Starting at the first line of the listing below, retype each line up to and including the one that contains "(party) [box, text". Leave pictures out.
## BEGIN Data supplied
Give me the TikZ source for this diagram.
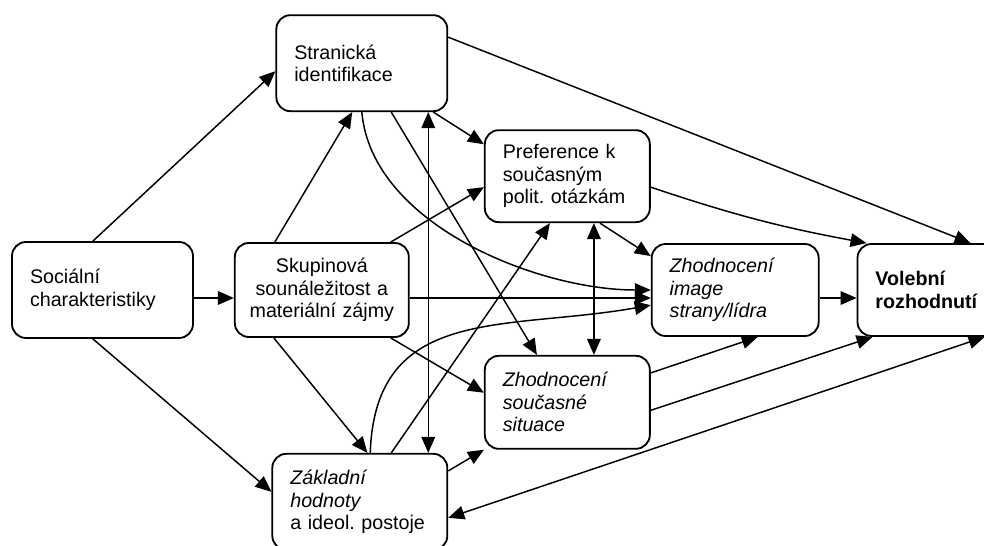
\documentclass[tikz,border=0pt]{standalone}
\usepackage{fontspec}
\setsansfont{Liberation Sans}
\usepackage{tikz}
\usetikzlibrary{positioning,arrows.meta,calc}

\begin{document}
\begin{tikzpicture}[
	node distance=1cm,
	font=\sffamily\fontsize{14}{16}\selectfont,
	>={Triangle[length=4mm,width=3.4mm]},
	% Define styles for the boxes and connectors
	box/.style={rectangle, draw, line width=1.3pt, rounded corners=0.35cm, align=left, inner xsep=0.45cm, minimum height=2.35cm},
	slant/.style={font=\sffamily\itshape\fontsize{14}{16}\selectfont},
	strong/.style={font=\sffamily\bfseries\fontsize{14}{16}\selectfont},
	arrow/.style={->, line width=1.05pt},
	both/.style={<->, line width=1.05pt}
	]

	\useasboundingbox (0,0) rectangle (24.6,-13.625);

	% --- Nodes ---
	\node (social) [box, text width=3.625cm, minimum height=2.4cm] at (2.5625,-7.25) {Sociální\\charakteristiky};

	\node (group) [box, align=center, inner xsep=0.2cm, text width=3.95cm, right=of social] {Skupinová\\sounáležitost a\\materiální zájmy};

	\node (party) [box, text width=3.375cm, minimum height=2.4cm, above=3.25cm of group, xshift=1cm] {Stranická\\identifikace};

	\node (values) [box, text width=3.475cm, minimum height=2.4cm, below=2.875cm of group, xshift=0.95cm] {\textit{Základní}\\\textit{hodnoty}\\a ideol.\ postoje};

	% Middle column
	\node (image) [box, slant, text width=3.275cm, minimum height=2.3cm, right=6.025cm of group] {Zhodnocení\\image\\strany/lídra};

	\node (pref) [box, text width=3.225cm, minimum height=2.3cm, above left=0.5cm and 0cm of image] {Preference k\\současným\\polit.\ otázkám};

	\node (situation) [box, slant, text width=3.225cm, minimum height=2.325cm, below left=0.45cm and 0cm of image] {Zhodnocení\\současné\\situace};

	% Right side: the decision
	\node (vote) [box, strong, text width=2.8cm, minimum height=2.3cm, right=0.925cm of image] {Volební\\rozhodnutí};

	% --- Arrows ---
	\draw[arrow] ([xshift=-0.24cm]social.north) -- ([yshift=-0.2cm]party.west);
	\draw[arrow] ([yshift=-0.2cm]social.east) -- ([yshift=-0.2cm]group.west);
	\draw[arrow] ([xshift=-0.24cm]social.south) -- ([yshift=0.25cm]values.west);

	\draw[arrow] ([xshift=-1.175cm]group.north) -- ([xshift=-0.24cm]party.south);
	\draw[arrow] ([xshift=-0.475cm]group.north east) -- ([yshift=-0.275cm]pref.west);
	\draw[arrow] ([yshift=-0.2cm]group.east) -- ([yshift=-0.2cm]image.west);
	\draw[arrow] ([xshift=-1.2cm]group.south) -- ([xshift=0.19cm]values.north);
	\draw[arrow] ([xshift=-0.475cm]group.south east) -- ([yshift=0.24cm]situation.west);

	% From the party identification
	\draw[arrow] ([yshift=0.65cm]party.east) -- ([xshift=2.85cm]vote.north west);
	\draw[arrow] ([xshift=-0.375cm]party.south east) -- ([yshift=-0.375cm]pref.north west);
	\draw[arrow] (party.south) to[out=-85, in=180, looseness=0.85] (image.west);
	\draw[arrow] ([xshift=-1.425cm]party.south east) -- ([xshift=1.325cm]situation.north west);
	\draw[both] ([xshift=-0.5cm]party.south east) -- ([xshift=-0.5cm]values.north east);

	% From the issue preferences
	\draw[both] ([xshift=2.75cm]pref.south west) -- ([xshift=2.75cm]situation.north west);
	\draw[arrow] ([xshift=2.9cm]pref.south west) -- ([yshift=-0.325cm]image.north west);
	\draw[arrow] ([yshift=-0.275cm]pref.east) to[bend right=4] ([xshift=0.25cm]vote.north west);

	\draw[arrow] ([yshift=-0.2cm]image.east) -- ([yshift=-0.2cm]vote.west);

	\draw[arrow] ([yshift=-0.45cm]situation.north east) -- ([xshift=2.675cm]image.south west);
	\draw[arrow] ([yshift=-0.2cm]situation.east) -- ([xshift=0.4cm]vote.south west);

	% From the basic values
	\draw[arrow] ([xshift=0.26cm]values.north) to[out=88, in=190, looseness=1.2] ([yshift=-0.38cm]image.west);
	\draw[arrow] ([xshift=-1.425cm]values.north east) -- ([xshift=1.65cm]pref.south west);
	\draw[arrow] ([yshift=-0.45cm]values.north east) -- (situation.south west);
	\draw[both] ([yshift=-0.4cm]values.east) -- ([xshift=3.2cm]vote.south west);

\end{tikzpicture}
\end{document}
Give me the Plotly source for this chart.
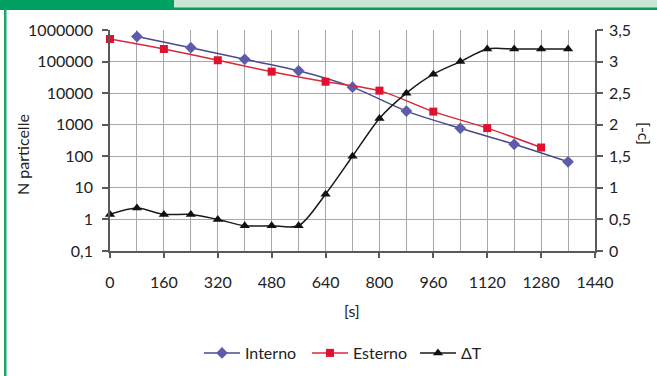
import plotly.graph_objects as go

# ---- data ----
x_interno = [80, 240, 400, 560, 720, 880, 1040, 1200, 1360]
interno = [620000, 275000, 118000, 51000, 15500, 2700, 770, 240, 67]

x_esterno = [0, 160, 320, 480, 640, 800, 960, 1120, 1280]
esterno = [520000, 250000, 110000, 48000, 23000, 12000, 2600, 780, 190]

x_dt = [0, 80, 160, 240, 320, 400, 480, 560, 640, 720, 800, 880, 960, 1040, 1120, 1200, 1280, 1360]
delta_t = [0.58, 0.68, 0.58, 0.58, 0.50, 0.40, 0.40, 0.40, 0.90, 1.50, 2.10, 2.50, 2.80, 3.00, 3.20, 3.20, 3.20, 3.20]

x_ticks = [0, 160, 320, 480, 640, 800, 960, 1120, 1280, 1440]
y_ticks = [0.1, 1, 10, 100, 1000, 10000, 100000, 1000000]
y_tick_text = ["0,1", "1", "10", "100", "1000", "10000", "100000", "1000000"]
y2_ticks = [0, 0.5, 1, 1.5, 2, 2.5, 3, 3.5]
y2_tick_text = ["0", "0,5", "1", "1,5", "2", "2,5", "3", "3,5"]

W, H = 657, 376
L, R, T, B = 110, 595, 30, 251


def px(xp):
    return (xp - L) / (R - L)


def py(yp):
    return (B - yp) / (B - T)


FONT = "Lato"
GRID = "#a8a8a8"
AXIS = "#5a5a5a"

fig = go.Figure()
fig.add_trace(go.Scatter(
    x=x_interno, y=interno, name="Interno", mode="lines+markers",
    line=dict(color="#4a4a8c", width=1.5, shape="spline", smoothing=0.8),
    marker=dict(symbol="diamond", size=9, color="#5c5cab"),
    cliponaxis=False))
fig.add_trace(go.Scatter(
    x=x_esterno, y=esterno, name="Esterno", mode="lines+markers",
    line=dict(color="#d8283c", width=1.5, shape="spline", smoothing=0.8),
    marker=dict(symbol="square", size=8, color="#e0102f"),
    cliponaxis=False))
fig.add_trace(go.Scatter(
    x=x_dt, y=delta_t, name="ΔT", mode="lines+markers", yaxis="y2",
    line=dict(color="#1a1a1a", width=1.5, shape="spline", smoothing=0.8),
    marker=dict(symbol="triangle-up", size=9, color="#111111"),
    cliponaxis=False))

fig.update_layout(
    width=W, height=H,
    margin=dict(l=L, r=W - R, t=T, b=H - B, pad=0, autoexpand=False),
    paper_bgcolor="white", plot_bgcolor="white",
    font=dict(family=FONT, size=16, color="#222222"),
    showlegend=True,
    legend=dict(orientation="h", x=(203 - 4) / W, xanchor="left", xref="container",
                y=(H - 353) / H, yanchor="middle", yref="container",
                font=dict(size=16), itemwidth=36, tracegroupgap=0,
                entrywidth=57, entrywidthmode="pixels"),
    xaxis=dict(range=[0, 1440], tickvals=x_ticks, ticks="outside", ticklen=5,
               tickcolor=AXIS, tickwidth=1.5, automargin=False,
               showline=True, linecolor=AXIS, linewidth=1.5,
               showgrid=True, gridcolor=GRID, gridwidth=1.3,
               minor=dict(dtick=80, tick0=0, showgrid=True, gridcolor=GRID, gridwidth=1.3),
               ticklabelstandoff=11, zeroline=False),
    yaxis=dict(type="log", range=[-1, 6], tickvals=y_ticks, ticktext=y_tick_text,
               ticks="outside", ticklen=6, tickcolor=AXIS, tickwidth=1.5, automargin=False,
               showline=True, linecolor=AXIS, linewidth=1.5,
               showgrid=True, gridcolor=GRID, gridwidth=1.3,
               ticklabelstandoff=6, zeroline=False),
    yaxis2=dict(overlaying="y", side="right", range=[0, 3.5], tickvals=y2_ticks,
                ticktext=y2_tick_text, ticks="outside", ticklen=6, tickcolor=AXIS,
                tickwidth=1.5, showline=True, linecolor=AXIS, linewidth=1.5, automargin=False,
                showgrid=False, zeroline=False, ticklabelstandoff=3),
)

# axis titles
fig.add_annotation(text="N particelle", x=px(22), y=py(155), xref="paper", yref="paper",
                   xanchor="center", yanchor="middle",
                   showarrow=False, textangle=-90, font=dict(size=16, family=FONT))
fig.add_annotation(text="[s]", x=px(352), y=py(310), xref="paper", yref="paper",
                   xanchor="center", yanchor="middle",
                   showarrow=False, font=dict(size=16, family=FONT))
fig.add_annotation(text="[-c]", x=px(645), y=py(133), xref="paper", yref="paper",
                   xanchor="center", yanchor="middle",
                   showarrow=False, textangle=90, font=dict(size=16, family=FONT))

# decorative frame
shapes = [
    dict(type="rect", x0=px(0), x1=px(174), y0=py(10), y1=py(0), fillcolor="#00a062", line_width=0),
    dict(type="rect", x0=px(174), x1=px(657), y0=py(8), y1=py(0), fillcolor="#c8e6d3", line_width=0),
    dict(type="rect", x0=px(174), x1=px(657), y0=py(10), y1=py(7.5), fillcolor="#0a9e58", line_width=0),
    dict(type="rect", x0=px(4), x1=px(6.5), y0=py(376), y1=py(9), fillcolor="#19a86a", line_width=0),
]
for s in shapes:
    s.update(xref="paper", yref="paper", layer="above")
    fig.add_shape(**s)

fig.write_html("out.html", config={"displayModeBar": False},
               post_script="document.body.style.margin='0px';document.body.style.overflow='hidden';")
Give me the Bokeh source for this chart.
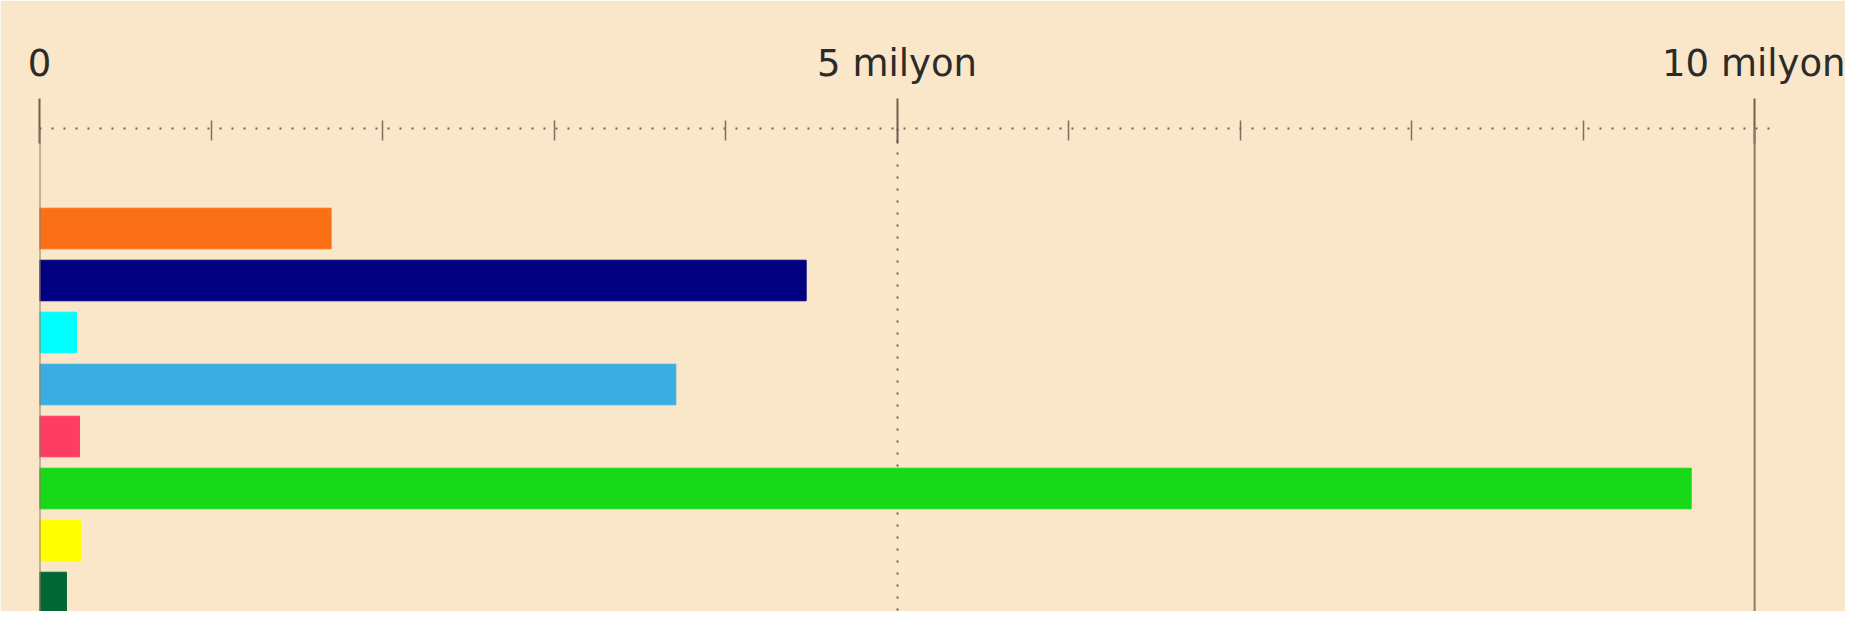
from bokeh.plotting import figure
from bokeh.models import FixedTicker, Span, Range1d, ColumnDataSource
from bokeh.embed import file_html
from bokeh.resources import INLINE

categories = ["A", "B", "C", "D", "E", "F", "G", "H"]
values = [1700000, 4470000, 216000, 3710000, 233000, 9630000, 239000, 157000]
colors = ["#fb6f17", "#000080", "#00ffff", "#3aaee0", "#ff3d63", "#17d917", "#ffff00", "#006837"]
major_ticks = [0, 5000000, 10000000]
tick_labels = ["0", "5 milyon", "10 milyon"]
minor_ticks = [1000000, 2000000, 3000000, 4000000, 6000000, 7000000, 8000000, 9000000]

BG = "#fae6c8"

src = ColumnDataSource(dict(
    y=list(range(len(categories))),
    cat=categories,
    value=values,
    color=colors,
))

p = figure(width=1845, height=611,
           x_range=Range1d(0, 10110000), y_range=Range1d(7.365, -1.923),
           x_axis_location="above", y_axis_location=None,
           toolbar_location=None, output_backend="svg",
           min_border_top=128, min_border_left=39, min_border_right=72, min_border_bottom=0)

p.background_fill_color = BG
p.border_fill_color = BG
p.outline_line_color = None

p.hbar(y="y", left=0, right="value", height=0.78, color="color", source=src)

p.ygrid.visible = False
p.xgrid.ticker = FixedTicker(ticks=[major_ticks[1]])
p.xgrid.grid_line_color = "#6f6454"
p.xgrid.grid_line_dash = "2 10"
p.xgrid.grid_line_width = 2

ax = p.xaxis[0]
ax.ticker = FixedTicker(ticks=major_ticks, minor_ticks=minor_ticks)
ax.major_label_overrides = {t: l for t, l in zip(major_ticks, tick_labels)}
ax.axis_line_color = "#6f6454"
ax.axis_line_dash = "2 10"
ax.axis_line_width = 2
ax.major_tick_line_color = "#6e6150"
ax.major_tick_line_width = 2
ax.major_tick_out = 30
ax.major_tick_in = 15
ax.minor_tick_line_color = "#7d7060"
ax.minor_tick_line_width = 1.5
ax.minor_tick_out = 8
ax.minor_tick_in = 12
ax.major_label_text_font = "DejaVu Sans"
ax.major_label_text_font_size = "37px"
ax.major_label_text_color = "#2b2b2b"
ax.major_label_standoff = 14

for loc in (major_ticks[0], major_ticks[-1]):
    p.add_layout(Span(location=loc, dimension="height", line_color="#8c7b65", line_width=2))

open("out.html", "w").write(file_html(p, INLINE))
## END Data supplied
> Written answer:
Give me the TikZ source for this diagram.
\documentclass[tikz,border=0pt]{standalone}
\usepackage{fontspec}
\setsansfont{Liberation Sans}
\usepackage{tikz}
\usetikzlibrary{positioning,arrows.meta,calc}

\begin{document}
\begin{tikzpicture}[
	node distance=1cm,
	font=\sffamily\fontsize{14}{16}\selectfont,
	>={Triangle[length=4mm,width=3.4mm]},
	% Define styles for the boxes and connectors
	box/.style={rectangle, draw, line width=1.3pt, rounded corners=0.35cm, align=left, inner xsep=0.45cm, minimum height=2.35cm},
	slant/.style={font=\sffamily\itshape\fontsize{14}{16}\selectfont},
	strong/.style={font=\sffamily\bfseries\fontsize{14}{16}\selectfont},
	arrow/.style={->, line width=1.05pt},
	both/.style={<->, line width=1.05pt}
	]

	\useasboundingbox (0,0) rectangle (24.6,-13.625);

	% --- Nodes ---
	\node (social) [box, text width=3.625cm, minimum height=2.4cm] at (2.5625,-7.25) {Sociální\\charakteristiky};

	\node (group) [box, align=center, inner xsep=0.2cm, text width=3.95cm, right=of social] {Skupinová\\sounáležitost a\\materiální zájmy};

	\node (party) [box, text width=3.375cm, minimum height=2.4cm, above=3.25cm of group, xshift=1cm] {Stranická\\identifikace};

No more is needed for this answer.